In many startup‑level MySQL deployments a single master with two slaves handles writes on the master and reads on the slaves, but immediate reads after a write can return stale data because replication lag means the slave has not yet received the latest binlog.

Write‑after‑read problem

The sequence is: the client writes to the master, then immediately reads from Slave A while the master‑to‑slave synchronization is still in progress, so the read sees the old state; later, after synchronization completes, reads from Slave B return the correct state.

MySQL master‑slave replication basics

Four threads participate in replication:

Client Thread on the master processes client requests and coordinates the replication steps.

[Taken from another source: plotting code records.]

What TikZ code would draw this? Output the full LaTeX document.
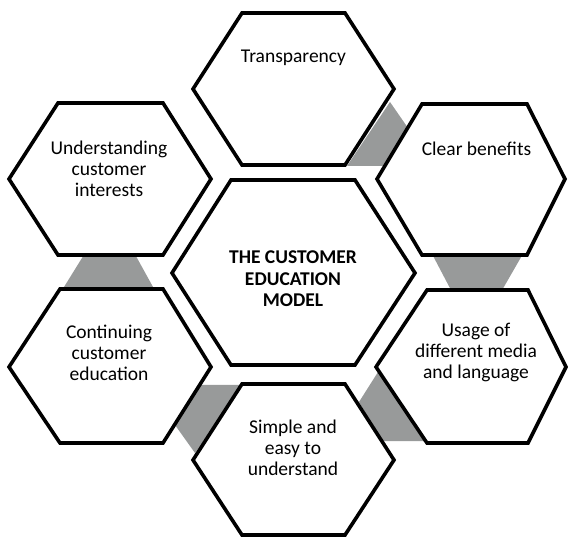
\documentclass[tikz,border=0pt]{standalone}
\usepackage{fontspec}
\setmainfont{Carlito}
\definecolor{conngrey}{RGB}{152,154,154}
\begin{document}
\begin{tikzpicture}[x=1pt,y=-1pt,
  hexa/.style={draw=black, line width=3.6pt, fill=white, line join=miter},
  conn/.style={fill=conngrey, draw=none},
  lbl/.style={align=center, font=\fontsize{19.5}{21}\selectfont, inner sep=0pt},
  ctr/.style={align=center, font=\fontsize{19.5}{21.5}\selectfont\bfseries, inner sep=0pt}]
\useasboundingbox (0,0) rectangle (568,537);
% grey connectors
\fill[conn] (390,102) -- (408,128) -- (383,166) -- (347,166) -- cycle;
\fill[conn] (431,252) -- (524,252) -- (501,292) -- (452,292) -- cycle;
\fill[conn] (85.7,252) -- (133.7,252) -- (155.8,292) -- (60.9,292) -- cycle;
\fill[conn] (200,385) -- (242,385) -- (195,453) -- (175,425) -- cycle;
\fill[conn] (378,372) -- (424,441) -- (382,441) -- (359,402) -- cycle;
% hexagons
\draw[hexa] (193,89) -- (242,13) -- (345,13) -- (394,89) -- (345,165) -- (242,165) -- cycle;
\draw[hexa] (377,179) -- (422,104) -- (527,104) -- (565,179) -- (527,255) -- (422,255) -- cycle;
\draw[hexa] (376,367) -- (427,290) -- (528,290) -- (566,367) -- (528,443) -- (427,443) -- cycle;
\draw[hexa] (193,460) -- (242,384) -- (345,384) -- (394,460) -- (345,535) -- (242,535) -- cycle;
\draw[hexa] (9,367) -- (60,289) -- (163,289) -- (211,367) -- (163,443) -- (60,443) -- cycle;
\draw[hexa] (9,179) -- (58,103) -- (163,103) -- (211,179) -- (163,255) -- (58,255) -- cycle;
\draw[hexa] (172,273) -- (231,180) -- (355,180) -- (415,273) -- (355,365) -- (231,365) -- cycle;
% labels
\node[lbl] (t) at (293.5,58) {Transparency};
\node[lbl] (cb) at (476.5,149) {Clear benefits};
\node[lbl] (u) at (476,352) {Usage of\\different media\\and language};
\node[lbl] (s) at (293,448) {Simple and\\easy to\\understand};
\node[lbl] (c) at (109,353) {Continuing\\customer\\education};
\node[lbl] (uc) at (109,169) {Understanding\\customer\\interests};
\node[ctr] (m) at (293,279) {THE CUSTOMER\\EDUCATION\\MODEL};
\end{tikzpicture}
\end{document}
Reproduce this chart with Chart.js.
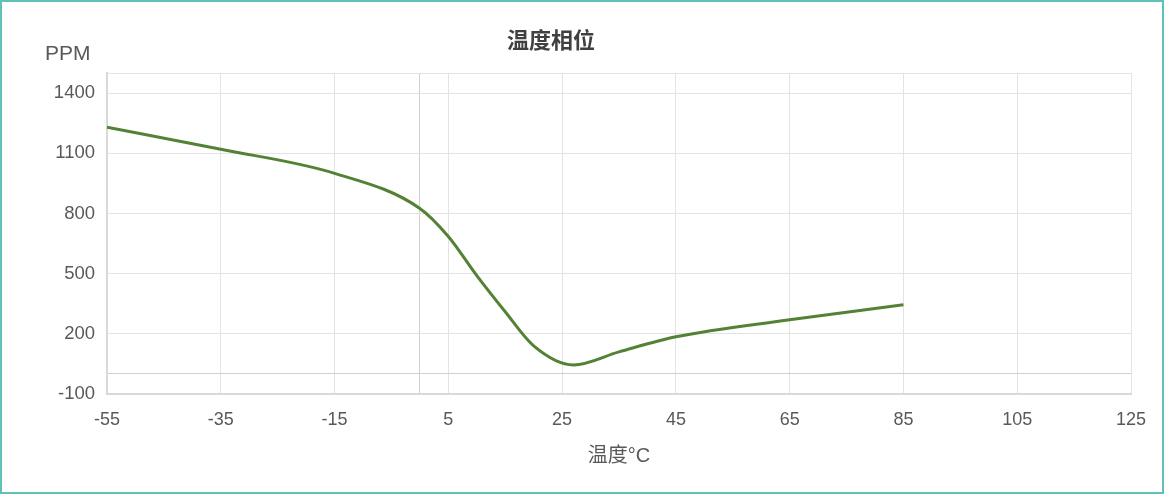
<!DOCTYPE html>
<html>
<head>
<meta charset="utf-8">
<script src="https://cdn.jsdelivr.net/npm/chart.js@4.4.1/dist/chart.umd.min.js"></script>
<style>
  html, body { margin: 0; padding: 0; background: #fff; }
  #frame {
    position: absolute; left: 0; top: 0;
    width: 1164px; height: 494px;
    box-sizing: border-box;
    border: 2px solid #5fc1b7;
  }
  #box { position: absolute; left: 0; top: 0; width: 1160px; height: 490px; }
  .lbl { position: absolute; font-family: "Liberation Sans", "Noto Sans CJK SC", sans-serif; color: #595959; white-space: nowrap; }
  #title { left: 505px; top: 20px; font-size: 22px; font-weight: bold; color: #404040; font-family: "Noto Sans CJK SC", sans-serif; }
  #yname { left: 43px; top: 39px; font-size: 21px; }
</style>
</head>
<body>
<div id="frame">
  <div id="box"><canvas id="chart"></canvas></div>
  <div class="lbl" id="title">温度相位</div>
  <div class="lbl" id="yname">PPM</div>
</div>
<script>
// temperature (°C) and phase drift (PPM)
var temps = [-55, -35, -15, 0, 5, 10, 15, 20, 27, 35, 45, 65, 85];
var ppm   = [1230, 1120, 1000, 825, 685, 490, 310, 140, 45, 110, 185, 270, 345];

var xTicks = [-55, -35, -15, 0, 5, 25, 45, 65, 85, 105, 125];
var yTicks = [-100, 0, 200, 500, 800, 1100, 1400, 1500];

var points = temps.map(function (t, i) { return {x: t, y: ppm[i]}; });

var fontFam = '"Liberation Sans", "Noto Sans CJK SC", sans-serif';

function gridColor(ctx) {
    return ctx.tick && ctx.tick.value === 0 ? '#d0d0d0' : '#e3e3e3';
}

new Chart(document.getElementById('chart').getContext('2d'), {
    type: 'line',
    data: {
        datasets: [{
            data: points,
            borderColor: '#548235',
            borderWidth: 3,
            pointRadius: 0,
            fill: false,
            cubicInterpolationMode: 'monotone'
        }]
    },
    options: {
        responsive: true,
        maintainAspectRatio: false,
        animation: false,
        layout: { padding: { top: 71, right: 31, left: 0, bottom: 0 } },
        plugins: { legend: { display: false }, tooltip: { enabled: false } },
        scales: {
            x: {
                type: 'linear',
                min: -55,
                max: 125,
                afterBuildTicks: function (s) { s.ticks = xTicks.map(function (v) { return {value: v}; }); },
                afterFit: function (s) { s.height = 98; },
                ticks: {
                    autoSkip: false,
                    maxRotation: 0,
                    padding: 15,
                    color: '#595959',
                    font: { family: fontFam, size: 18 },
                    callback: function (v) { return v === 0 ? '' : v; }
                },
                grid: { color: gridColor, drawTicks: false },
                border: { color: '#d9d9d9', width: 2 },
                title: {
                    display: true,
                    text: '温度°C',
                    color: '#595959',
                    font: { family: fontFam, size: 20 },
                    padding: { top: 0, bottom: 24 }
                }
            },
            y: {
                min: -100,
                max: 1500,
                afterBuildTicks: function (s) { s.ticks = yTicks.map(function (v) { return {value: v}; }); },
                afterFit: function (s) { s.width = 105; },
                ticks: {
                    autoSkip: false,
                    padding: 12,
                    color: '#595959',
                    font: { family: fontFam, size: 18.5 },
                    callback: function (v) { return (v === 0 || v === 1500) ? '' : v; }
                },
                grid: { color: gridColor, drawTicks: false },
                border: { color: '#d9d9d9', width: 2 }
            }
        }
    }
});
</script>
</body>
</html>
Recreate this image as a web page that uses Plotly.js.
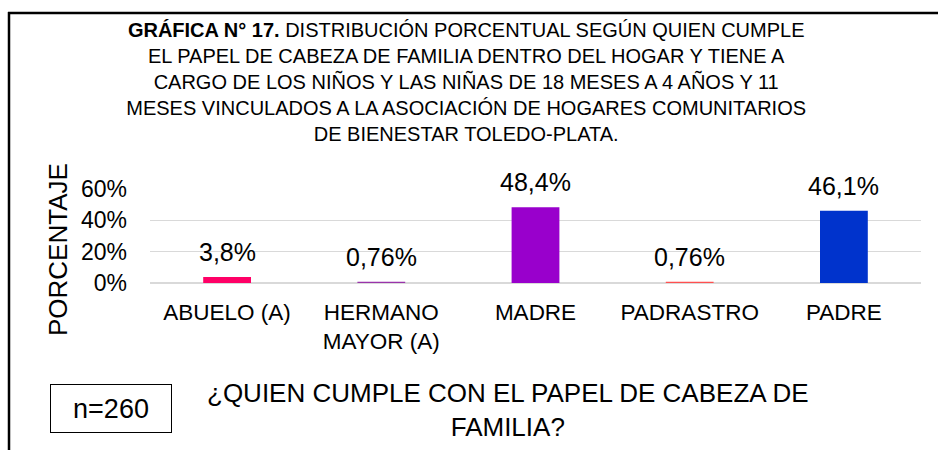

Dump Thread on the master reads the binlog and streams the log file name, position and data to the slave.

IO Thread on the slave receives the binlog stream and writes it to the local relay log.

SQL Thread on the slave reads the relay log, converts entries to executable SQL, runs them, and records the execution position.

By default MySQL uses asynchronous replication, which involves many steps (network transfer, disk I/O, CPU execution) and can introduce tens to hundreds of milliseconds of delay under high load.

Common mitigation strategies

Force reads to the master

The simplest approach is to route reads that must see the latest data directly to the master, often via a hint in middleware such as Sharding‑JDBC: Hint This adds a routing hint to the SQL so the middleware sends the query to the master, eliminating stale reads but increasing read load on the master and reducing overall scalability.

Detect replica lag before reading

Use SHOW SLAVE STATUS to inspect fields such as Seconds_Behind_Master , Master_Log_File / Read_Master_Log_Pos versus Relay_Master_Log_File / Exec_Master_Log_Pos , and Auto_Position for GTID mode. If lag is detected, wait until the replica catches up before issuing the read. show slave status However, this method can produce false positives (the slave reports no lag while the master’s Dump Thread has not yet sent the latest binlog) and false negatives (lag exists but the specific transaction has already been applied).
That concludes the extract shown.